(PROBLEM): Reproduce word for word the lines from the beginning of the entries to the line with "1.8, 1.9, 2.0];", both included, but none of the pictures.

== == ==

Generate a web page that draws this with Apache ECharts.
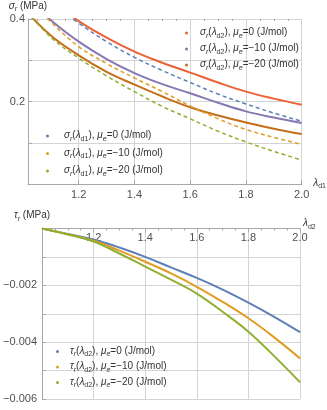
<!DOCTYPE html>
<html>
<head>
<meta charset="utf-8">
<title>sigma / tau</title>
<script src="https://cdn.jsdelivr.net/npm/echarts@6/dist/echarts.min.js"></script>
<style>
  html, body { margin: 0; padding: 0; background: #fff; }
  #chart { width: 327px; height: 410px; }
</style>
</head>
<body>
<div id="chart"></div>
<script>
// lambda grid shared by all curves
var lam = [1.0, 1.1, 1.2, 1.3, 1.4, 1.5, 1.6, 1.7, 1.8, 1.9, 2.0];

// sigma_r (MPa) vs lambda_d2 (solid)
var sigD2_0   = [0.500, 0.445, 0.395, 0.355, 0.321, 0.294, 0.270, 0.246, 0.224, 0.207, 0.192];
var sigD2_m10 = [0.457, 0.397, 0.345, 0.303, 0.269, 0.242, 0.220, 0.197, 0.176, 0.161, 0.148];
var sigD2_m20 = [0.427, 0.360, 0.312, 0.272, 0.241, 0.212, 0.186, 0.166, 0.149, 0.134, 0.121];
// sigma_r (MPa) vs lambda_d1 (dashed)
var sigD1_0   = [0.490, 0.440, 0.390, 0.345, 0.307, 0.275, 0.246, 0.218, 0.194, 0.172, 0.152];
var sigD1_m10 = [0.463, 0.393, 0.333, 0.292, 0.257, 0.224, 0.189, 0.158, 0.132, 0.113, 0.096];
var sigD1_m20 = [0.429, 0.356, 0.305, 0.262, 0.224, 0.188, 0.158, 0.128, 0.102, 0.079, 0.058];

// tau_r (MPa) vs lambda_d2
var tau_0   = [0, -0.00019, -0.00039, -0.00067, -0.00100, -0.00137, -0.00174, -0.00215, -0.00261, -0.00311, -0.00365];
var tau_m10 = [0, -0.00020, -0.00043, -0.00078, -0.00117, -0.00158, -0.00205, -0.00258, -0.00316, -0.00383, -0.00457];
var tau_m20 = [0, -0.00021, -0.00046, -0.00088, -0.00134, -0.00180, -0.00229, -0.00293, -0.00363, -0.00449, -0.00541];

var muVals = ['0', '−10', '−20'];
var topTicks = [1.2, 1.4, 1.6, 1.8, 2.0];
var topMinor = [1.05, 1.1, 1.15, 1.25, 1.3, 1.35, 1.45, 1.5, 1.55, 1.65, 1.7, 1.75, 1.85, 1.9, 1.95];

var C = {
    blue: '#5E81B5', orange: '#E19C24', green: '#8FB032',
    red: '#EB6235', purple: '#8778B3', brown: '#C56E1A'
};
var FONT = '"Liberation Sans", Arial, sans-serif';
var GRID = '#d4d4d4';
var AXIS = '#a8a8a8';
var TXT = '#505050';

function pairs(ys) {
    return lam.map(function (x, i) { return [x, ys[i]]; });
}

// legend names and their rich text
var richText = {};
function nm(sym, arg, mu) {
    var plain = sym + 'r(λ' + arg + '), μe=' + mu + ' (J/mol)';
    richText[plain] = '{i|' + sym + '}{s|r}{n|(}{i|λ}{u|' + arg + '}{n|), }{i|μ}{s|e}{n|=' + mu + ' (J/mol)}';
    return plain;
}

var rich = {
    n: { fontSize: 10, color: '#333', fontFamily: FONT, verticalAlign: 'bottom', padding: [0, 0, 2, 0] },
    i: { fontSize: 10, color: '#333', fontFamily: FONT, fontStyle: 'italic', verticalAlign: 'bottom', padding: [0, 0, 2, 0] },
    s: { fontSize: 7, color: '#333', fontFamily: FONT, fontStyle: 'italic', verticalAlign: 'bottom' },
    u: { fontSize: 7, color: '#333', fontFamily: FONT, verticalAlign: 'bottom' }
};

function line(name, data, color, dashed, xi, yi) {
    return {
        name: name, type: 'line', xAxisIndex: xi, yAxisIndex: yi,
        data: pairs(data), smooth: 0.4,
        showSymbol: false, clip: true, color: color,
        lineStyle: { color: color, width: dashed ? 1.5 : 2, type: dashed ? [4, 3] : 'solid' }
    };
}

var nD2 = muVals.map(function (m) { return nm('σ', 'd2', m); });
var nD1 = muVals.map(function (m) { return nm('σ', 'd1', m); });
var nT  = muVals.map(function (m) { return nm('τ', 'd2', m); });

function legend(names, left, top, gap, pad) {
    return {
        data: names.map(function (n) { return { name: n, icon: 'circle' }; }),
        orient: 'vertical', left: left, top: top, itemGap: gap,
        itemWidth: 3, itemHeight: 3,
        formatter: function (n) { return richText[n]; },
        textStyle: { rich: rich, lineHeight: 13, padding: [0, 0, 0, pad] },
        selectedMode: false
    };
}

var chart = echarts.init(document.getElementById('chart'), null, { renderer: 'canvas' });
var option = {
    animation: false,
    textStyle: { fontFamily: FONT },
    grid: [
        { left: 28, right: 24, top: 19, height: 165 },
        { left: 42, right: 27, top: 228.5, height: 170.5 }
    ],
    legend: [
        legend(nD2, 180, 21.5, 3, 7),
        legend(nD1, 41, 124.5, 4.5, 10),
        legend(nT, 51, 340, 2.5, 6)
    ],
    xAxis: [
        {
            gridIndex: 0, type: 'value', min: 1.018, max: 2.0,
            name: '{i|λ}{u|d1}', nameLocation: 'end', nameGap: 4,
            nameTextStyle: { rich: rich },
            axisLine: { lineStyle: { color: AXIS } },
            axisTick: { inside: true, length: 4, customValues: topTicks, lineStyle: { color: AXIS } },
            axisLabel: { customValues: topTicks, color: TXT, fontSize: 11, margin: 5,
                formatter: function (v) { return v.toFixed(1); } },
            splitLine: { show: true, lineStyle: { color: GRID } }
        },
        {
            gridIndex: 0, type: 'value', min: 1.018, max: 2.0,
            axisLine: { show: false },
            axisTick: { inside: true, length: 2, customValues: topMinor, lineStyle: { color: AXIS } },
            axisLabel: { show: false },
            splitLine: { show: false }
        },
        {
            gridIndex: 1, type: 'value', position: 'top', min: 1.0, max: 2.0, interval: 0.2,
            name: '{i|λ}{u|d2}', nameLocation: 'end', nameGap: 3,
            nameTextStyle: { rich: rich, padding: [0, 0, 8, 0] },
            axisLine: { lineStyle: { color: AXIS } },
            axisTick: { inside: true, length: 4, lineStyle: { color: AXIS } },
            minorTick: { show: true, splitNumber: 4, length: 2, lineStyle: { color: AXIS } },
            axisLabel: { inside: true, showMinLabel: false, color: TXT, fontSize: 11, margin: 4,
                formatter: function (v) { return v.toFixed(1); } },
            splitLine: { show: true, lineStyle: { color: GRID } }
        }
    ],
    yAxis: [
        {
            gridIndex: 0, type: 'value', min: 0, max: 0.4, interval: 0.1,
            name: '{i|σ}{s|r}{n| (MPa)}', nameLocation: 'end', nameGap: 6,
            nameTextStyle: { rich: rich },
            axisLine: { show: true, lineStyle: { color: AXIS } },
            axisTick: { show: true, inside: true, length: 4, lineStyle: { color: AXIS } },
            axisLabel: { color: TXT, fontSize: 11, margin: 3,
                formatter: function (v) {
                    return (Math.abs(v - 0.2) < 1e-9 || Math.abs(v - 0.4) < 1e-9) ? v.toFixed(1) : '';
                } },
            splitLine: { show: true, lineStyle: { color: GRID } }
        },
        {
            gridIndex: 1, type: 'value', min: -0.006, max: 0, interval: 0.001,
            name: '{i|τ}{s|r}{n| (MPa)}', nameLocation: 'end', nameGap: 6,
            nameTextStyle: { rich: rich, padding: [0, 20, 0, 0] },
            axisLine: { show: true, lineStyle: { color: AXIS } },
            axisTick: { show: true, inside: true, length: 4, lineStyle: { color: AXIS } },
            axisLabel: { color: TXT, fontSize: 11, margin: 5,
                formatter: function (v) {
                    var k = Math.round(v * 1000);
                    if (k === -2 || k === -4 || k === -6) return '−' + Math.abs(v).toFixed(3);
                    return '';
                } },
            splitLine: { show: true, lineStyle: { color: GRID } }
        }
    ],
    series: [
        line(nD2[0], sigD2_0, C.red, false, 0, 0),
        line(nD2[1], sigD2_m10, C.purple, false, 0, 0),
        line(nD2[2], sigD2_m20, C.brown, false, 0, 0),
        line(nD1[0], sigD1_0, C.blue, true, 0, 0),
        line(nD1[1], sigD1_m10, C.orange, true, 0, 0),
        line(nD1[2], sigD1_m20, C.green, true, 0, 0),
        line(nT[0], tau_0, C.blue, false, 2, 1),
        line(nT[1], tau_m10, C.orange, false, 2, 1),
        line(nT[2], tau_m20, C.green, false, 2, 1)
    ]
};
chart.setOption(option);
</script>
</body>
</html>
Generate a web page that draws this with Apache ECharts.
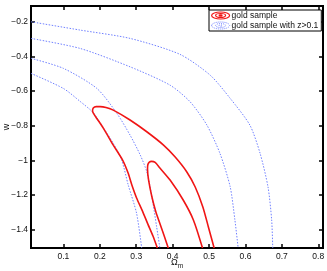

== == ==

(CORRECT OUTPUT):
Generate a web page that draws this with Apache ECharts.
<!DOCTYPE html>
<html>
<head>
<meta charset="utf-8">
<title>sigma / tau</title>
<script src="https://cdn.jsdelivr.net/npm/echarts@6/dist/echarts.min.js"></script>
<style>
  html, body { margin: 0; padding: 0; background: #fff; }
  #chart { width: 327px; height: 410px; }
</style>
</head>
<body>
<div id="chart"></div>
<script>
// lambda grid shared by all curves
var lam = [1.0, 1.1, 1.2, 1.3, 1.4, 1.5, 1.6, 1.7, 1.8, 1.9, 2.0];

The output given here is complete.